*Required work*. Each line in the material below, starting at the one with "Output the LaTeX" and ending at the one with "(0.17,-0.05) rectangle (16.31,8.33);", is to be reproduced exactly; no picture is to be copied.

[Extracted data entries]
· · · · ·

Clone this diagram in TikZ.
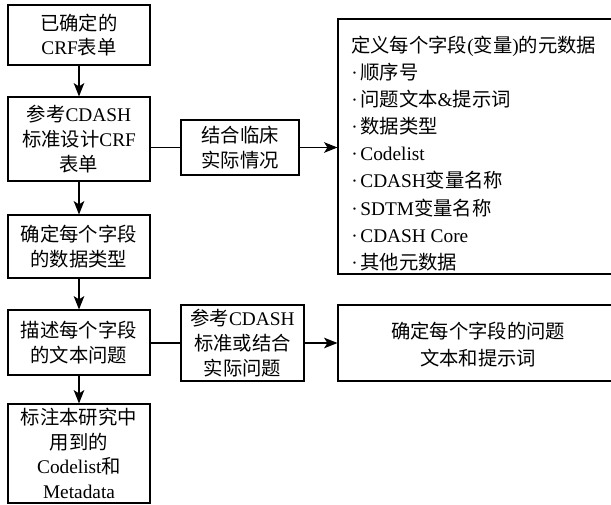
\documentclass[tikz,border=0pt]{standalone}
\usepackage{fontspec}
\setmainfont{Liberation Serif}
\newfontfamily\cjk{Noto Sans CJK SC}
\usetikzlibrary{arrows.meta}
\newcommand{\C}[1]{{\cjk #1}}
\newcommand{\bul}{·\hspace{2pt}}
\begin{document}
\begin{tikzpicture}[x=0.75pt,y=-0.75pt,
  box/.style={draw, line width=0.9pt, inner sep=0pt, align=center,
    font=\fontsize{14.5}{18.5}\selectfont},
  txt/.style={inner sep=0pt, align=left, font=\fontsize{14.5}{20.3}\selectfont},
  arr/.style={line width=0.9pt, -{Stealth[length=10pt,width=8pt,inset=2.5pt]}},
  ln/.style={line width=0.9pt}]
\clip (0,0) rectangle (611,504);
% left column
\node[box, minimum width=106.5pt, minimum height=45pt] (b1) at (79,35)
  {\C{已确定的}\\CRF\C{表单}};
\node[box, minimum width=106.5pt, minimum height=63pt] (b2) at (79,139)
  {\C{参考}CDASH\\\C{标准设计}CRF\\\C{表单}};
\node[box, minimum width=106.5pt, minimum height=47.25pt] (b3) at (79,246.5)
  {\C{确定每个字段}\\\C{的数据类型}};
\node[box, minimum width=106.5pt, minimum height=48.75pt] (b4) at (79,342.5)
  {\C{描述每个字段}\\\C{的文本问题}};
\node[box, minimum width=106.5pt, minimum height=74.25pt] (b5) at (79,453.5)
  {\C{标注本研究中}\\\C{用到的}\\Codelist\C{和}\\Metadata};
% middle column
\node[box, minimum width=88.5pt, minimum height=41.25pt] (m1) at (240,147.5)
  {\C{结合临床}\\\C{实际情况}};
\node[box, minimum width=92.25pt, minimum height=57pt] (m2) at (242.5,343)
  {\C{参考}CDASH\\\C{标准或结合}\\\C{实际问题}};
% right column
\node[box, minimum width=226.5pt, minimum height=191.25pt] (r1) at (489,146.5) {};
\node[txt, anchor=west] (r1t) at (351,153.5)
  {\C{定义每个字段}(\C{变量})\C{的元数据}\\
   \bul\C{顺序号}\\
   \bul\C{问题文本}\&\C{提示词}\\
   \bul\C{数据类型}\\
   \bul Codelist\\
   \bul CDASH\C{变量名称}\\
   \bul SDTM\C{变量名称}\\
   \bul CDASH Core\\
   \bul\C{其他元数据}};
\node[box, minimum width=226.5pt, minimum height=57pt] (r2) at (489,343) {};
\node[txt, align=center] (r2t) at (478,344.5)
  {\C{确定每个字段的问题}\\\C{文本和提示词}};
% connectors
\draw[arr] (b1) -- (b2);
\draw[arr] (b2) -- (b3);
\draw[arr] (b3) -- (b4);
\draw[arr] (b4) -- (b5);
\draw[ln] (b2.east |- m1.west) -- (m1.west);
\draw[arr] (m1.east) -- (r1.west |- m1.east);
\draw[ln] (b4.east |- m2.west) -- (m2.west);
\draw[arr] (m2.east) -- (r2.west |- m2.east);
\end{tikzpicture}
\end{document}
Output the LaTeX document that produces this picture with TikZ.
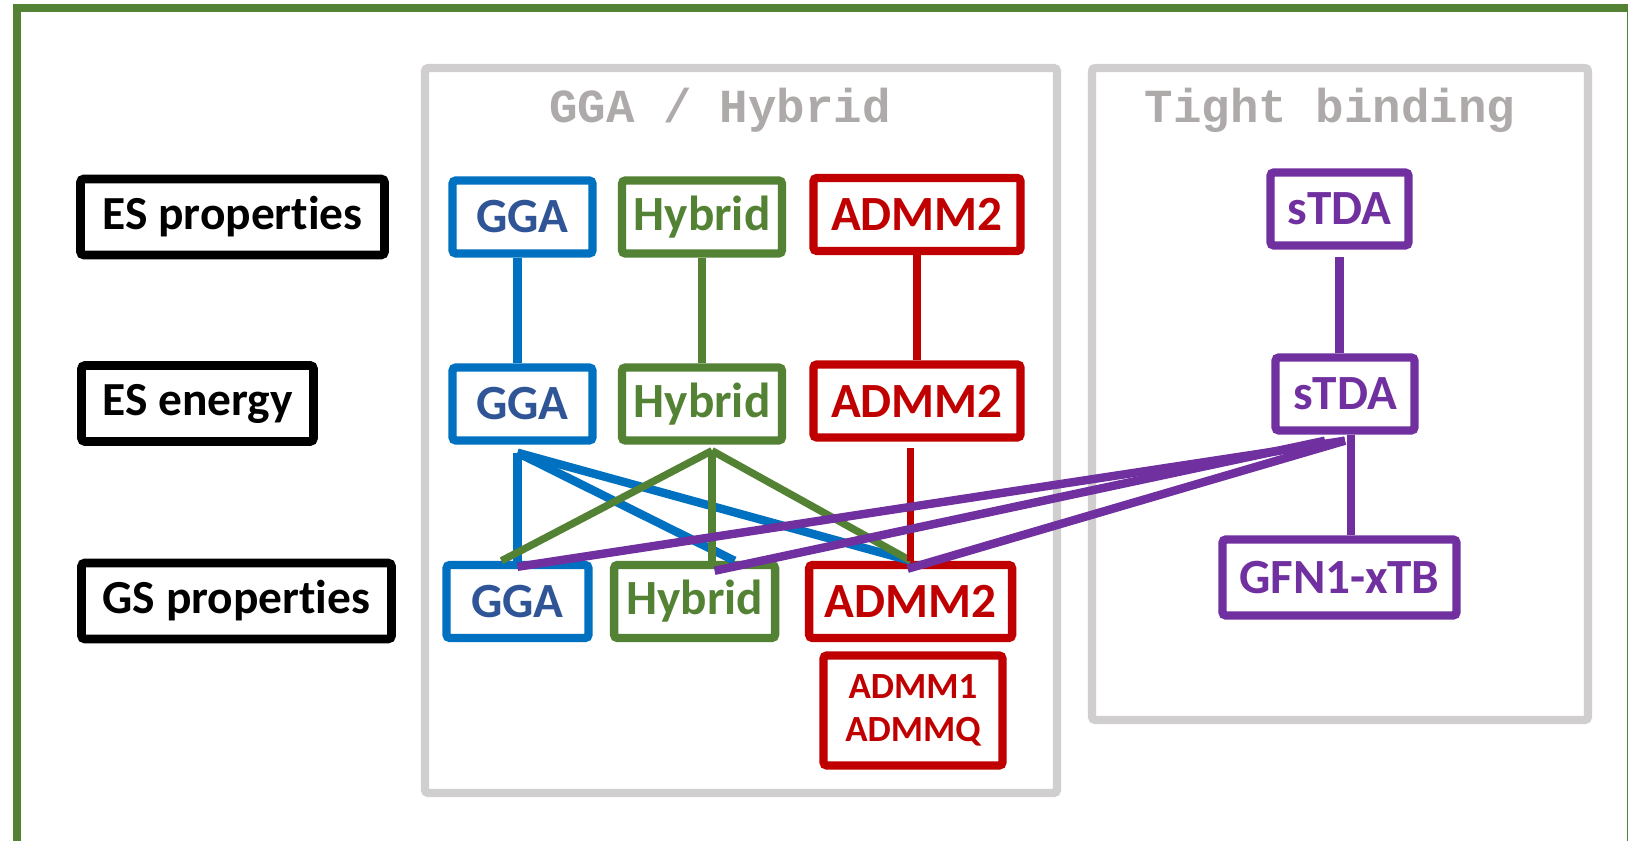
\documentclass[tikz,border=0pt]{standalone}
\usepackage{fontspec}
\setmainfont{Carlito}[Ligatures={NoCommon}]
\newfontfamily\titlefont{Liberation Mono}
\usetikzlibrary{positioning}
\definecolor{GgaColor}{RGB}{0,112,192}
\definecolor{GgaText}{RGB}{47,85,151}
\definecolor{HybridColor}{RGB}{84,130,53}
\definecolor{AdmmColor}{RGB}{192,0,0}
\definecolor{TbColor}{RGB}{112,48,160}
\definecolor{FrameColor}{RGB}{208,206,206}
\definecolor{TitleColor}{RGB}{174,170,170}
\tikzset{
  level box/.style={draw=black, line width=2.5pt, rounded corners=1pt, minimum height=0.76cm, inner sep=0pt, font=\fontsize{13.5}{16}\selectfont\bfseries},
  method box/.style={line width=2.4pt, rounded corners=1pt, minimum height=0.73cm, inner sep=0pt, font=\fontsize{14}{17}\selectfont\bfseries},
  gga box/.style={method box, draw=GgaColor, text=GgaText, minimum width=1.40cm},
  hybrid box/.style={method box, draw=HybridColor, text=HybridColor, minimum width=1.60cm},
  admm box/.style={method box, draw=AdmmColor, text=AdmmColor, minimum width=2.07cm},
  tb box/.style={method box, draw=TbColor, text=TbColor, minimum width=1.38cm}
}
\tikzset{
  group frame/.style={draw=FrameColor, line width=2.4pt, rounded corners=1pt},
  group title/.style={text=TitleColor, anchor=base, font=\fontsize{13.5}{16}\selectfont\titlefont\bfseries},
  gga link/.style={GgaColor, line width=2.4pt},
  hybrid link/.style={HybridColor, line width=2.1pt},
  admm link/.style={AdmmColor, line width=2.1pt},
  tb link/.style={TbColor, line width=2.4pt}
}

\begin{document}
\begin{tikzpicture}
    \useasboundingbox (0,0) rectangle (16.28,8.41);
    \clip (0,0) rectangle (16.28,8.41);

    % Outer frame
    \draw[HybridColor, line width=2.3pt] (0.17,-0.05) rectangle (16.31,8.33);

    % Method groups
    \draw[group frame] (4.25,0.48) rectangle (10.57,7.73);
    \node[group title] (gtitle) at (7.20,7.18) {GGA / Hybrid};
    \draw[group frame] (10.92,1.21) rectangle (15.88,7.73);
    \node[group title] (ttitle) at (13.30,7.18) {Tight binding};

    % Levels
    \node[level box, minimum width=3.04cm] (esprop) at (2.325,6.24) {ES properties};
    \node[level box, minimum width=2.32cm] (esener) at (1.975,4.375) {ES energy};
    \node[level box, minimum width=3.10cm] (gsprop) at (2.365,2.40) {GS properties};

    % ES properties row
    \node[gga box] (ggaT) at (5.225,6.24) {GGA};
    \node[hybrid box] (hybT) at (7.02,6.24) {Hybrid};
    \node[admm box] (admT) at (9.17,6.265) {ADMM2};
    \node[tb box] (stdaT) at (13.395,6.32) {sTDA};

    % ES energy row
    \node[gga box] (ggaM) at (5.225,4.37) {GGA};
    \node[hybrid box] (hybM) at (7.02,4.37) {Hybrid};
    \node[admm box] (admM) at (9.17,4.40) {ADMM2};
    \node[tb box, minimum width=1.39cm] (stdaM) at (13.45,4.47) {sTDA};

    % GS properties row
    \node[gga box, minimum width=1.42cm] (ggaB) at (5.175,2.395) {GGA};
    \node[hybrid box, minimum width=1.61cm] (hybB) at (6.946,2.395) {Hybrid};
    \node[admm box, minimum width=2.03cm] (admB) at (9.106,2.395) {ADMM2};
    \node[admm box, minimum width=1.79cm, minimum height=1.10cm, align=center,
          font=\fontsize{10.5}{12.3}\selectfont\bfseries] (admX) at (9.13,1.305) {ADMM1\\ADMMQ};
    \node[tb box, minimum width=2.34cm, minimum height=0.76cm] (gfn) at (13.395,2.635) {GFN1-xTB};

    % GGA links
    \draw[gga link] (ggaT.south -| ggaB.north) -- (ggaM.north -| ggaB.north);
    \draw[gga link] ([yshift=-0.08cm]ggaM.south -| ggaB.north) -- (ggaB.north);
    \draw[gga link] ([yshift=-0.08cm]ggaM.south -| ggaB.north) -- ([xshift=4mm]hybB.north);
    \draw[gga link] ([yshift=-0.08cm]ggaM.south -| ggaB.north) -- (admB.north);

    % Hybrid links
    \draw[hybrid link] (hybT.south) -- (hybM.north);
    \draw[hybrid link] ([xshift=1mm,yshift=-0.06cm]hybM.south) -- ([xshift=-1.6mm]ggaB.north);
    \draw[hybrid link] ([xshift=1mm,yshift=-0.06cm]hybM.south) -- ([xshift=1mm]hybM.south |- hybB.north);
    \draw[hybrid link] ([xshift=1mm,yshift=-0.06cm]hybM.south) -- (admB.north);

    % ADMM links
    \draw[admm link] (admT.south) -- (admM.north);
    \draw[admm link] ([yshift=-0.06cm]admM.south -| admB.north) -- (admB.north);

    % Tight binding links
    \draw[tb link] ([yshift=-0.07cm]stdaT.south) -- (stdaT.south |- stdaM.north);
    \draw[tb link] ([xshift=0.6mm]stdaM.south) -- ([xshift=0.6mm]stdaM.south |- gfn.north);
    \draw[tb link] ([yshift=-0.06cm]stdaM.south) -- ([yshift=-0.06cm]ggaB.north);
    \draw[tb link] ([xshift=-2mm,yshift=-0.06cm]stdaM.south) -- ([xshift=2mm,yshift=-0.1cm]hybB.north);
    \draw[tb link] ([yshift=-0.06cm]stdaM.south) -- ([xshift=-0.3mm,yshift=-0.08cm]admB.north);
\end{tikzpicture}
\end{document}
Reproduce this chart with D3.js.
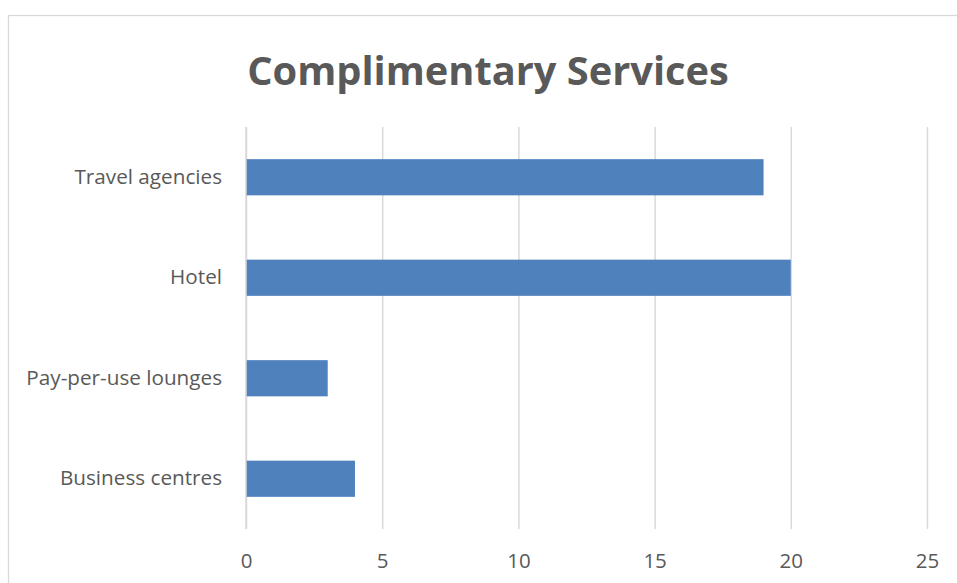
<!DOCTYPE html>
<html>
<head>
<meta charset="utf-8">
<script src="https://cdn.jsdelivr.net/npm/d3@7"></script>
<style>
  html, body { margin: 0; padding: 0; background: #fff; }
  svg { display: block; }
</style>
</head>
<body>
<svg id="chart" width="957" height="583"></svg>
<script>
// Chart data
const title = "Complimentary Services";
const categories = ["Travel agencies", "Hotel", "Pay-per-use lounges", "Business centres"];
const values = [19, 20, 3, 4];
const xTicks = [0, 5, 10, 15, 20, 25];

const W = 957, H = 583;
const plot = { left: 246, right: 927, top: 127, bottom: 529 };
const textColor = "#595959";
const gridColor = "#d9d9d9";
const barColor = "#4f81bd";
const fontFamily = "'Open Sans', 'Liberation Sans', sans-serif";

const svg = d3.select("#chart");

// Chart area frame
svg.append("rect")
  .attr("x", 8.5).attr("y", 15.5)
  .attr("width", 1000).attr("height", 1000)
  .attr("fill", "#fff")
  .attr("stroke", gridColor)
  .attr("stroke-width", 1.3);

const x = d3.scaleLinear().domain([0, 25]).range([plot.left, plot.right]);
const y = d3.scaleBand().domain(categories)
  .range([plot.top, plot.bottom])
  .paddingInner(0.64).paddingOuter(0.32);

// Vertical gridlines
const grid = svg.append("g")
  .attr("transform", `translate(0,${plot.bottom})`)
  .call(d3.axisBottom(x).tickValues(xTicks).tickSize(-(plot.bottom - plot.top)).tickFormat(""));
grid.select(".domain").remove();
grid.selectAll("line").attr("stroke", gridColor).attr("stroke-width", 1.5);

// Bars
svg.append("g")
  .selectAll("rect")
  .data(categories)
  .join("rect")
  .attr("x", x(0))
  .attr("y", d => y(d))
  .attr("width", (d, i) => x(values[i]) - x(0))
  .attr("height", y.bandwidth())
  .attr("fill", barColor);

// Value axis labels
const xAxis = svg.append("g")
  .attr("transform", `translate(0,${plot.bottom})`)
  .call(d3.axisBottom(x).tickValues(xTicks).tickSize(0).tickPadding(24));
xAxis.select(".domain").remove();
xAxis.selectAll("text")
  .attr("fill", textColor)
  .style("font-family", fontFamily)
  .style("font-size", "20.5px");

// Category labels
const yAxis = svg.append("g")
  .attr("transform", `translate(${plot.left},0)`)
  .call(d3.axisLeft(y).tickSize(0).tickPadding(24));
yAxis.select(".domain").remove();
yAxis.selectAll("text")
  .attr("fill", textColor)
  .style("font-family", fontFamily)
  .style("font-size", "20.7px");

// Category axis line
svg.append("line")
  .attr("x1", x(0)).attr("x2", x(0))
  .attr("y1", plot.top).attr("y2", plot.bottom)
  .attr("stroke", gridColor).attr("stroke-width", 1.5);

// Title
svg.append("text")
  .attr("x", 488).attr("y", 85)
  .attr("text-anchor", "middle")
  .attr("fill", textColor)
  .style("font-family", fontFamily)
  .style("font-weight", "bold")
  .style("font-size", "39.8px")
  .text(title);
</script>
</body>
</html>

· · · · ·

*Output for this task*.
Output the LaTeX document that produces this picture with TikZ.
\documentclass[tikz,border=0pt]{standalone}
\usepackage{fontspec}
\setmainfont{Carlito}[Ligatures={NoCommon}]
\newfontfamily\titlefont{Liberation Mono}
\usetikzlibrary{positioning}
\definecolor{GgaColor}{RGB}{0,112,192}
\definecolor{GgaText}{RGB}{47,85,151}
\definecolor{HybridColor}{RGB}{84,130,53}
\definecolor{AdmmColor}{RGB}{192,0,0}
\definecolor{TbColor}{RGB}{112,48,160}
\definecolor{FrameColor}{RGB}{208,206,206}
\definecolor{TitleColor}{RGB}{174,170,170}
\tikzset{
  level box/.style={draw=black, line width=2.5pt, rounded corners=1pt, minimum height=0.76cm, inner sep=0pt, font=\fontsize{13.5}{16}\selectfont\bfseries},
  method box/.style={line width=2.4pt, rounded corners=1pt, minimum height=0.73cm, inner sep=0pt, font=\fontsize{14}{17}\selectfont\bfseries},
  gga box/.style={method box, draw=GgaColor, text=GgaText, minimum width=1.40cm},
  hybrid box/.style={method box, draw=HybridColor, text=HybridColor, minimum width=1.60cm},
  admm box/.style={method box, draw=AdmmColor, text=AdmmColor, minimum width=2.07cm},
  tb box/.style={method box, draw=TbColor, text=TbColor, minimum width=1.38cm}
}
\tikzset{
  group frame/.style={draw=FrameColor, line width=2.4pt, rounded corners=1pt},
  group title/.style={text=TitleColor, anchor=base, font=\fontsize{13.5}{16}\selectfont\titlefont\bfseries},
  gga link/.style={GgaColor, line width=2.4pt},
  hybrid link/.style={HybridColor, line width=2.1pt},
  admm link/.style={AdmmColor, line width=2.1pt},
  tb link/.style={TbColor, line width=2.4pt}
}

\begin{document}
\begin{tikzpicture}
    \useasboundingbox (0,0) rectangle (16.28,8.41);
    \clip (0,0) rectangle (16.28,8.41);

    % Outer frame
    \draw[HybridColor, line width=2.3pt] (0.17,-0.05) rectangle (16.31,8.33);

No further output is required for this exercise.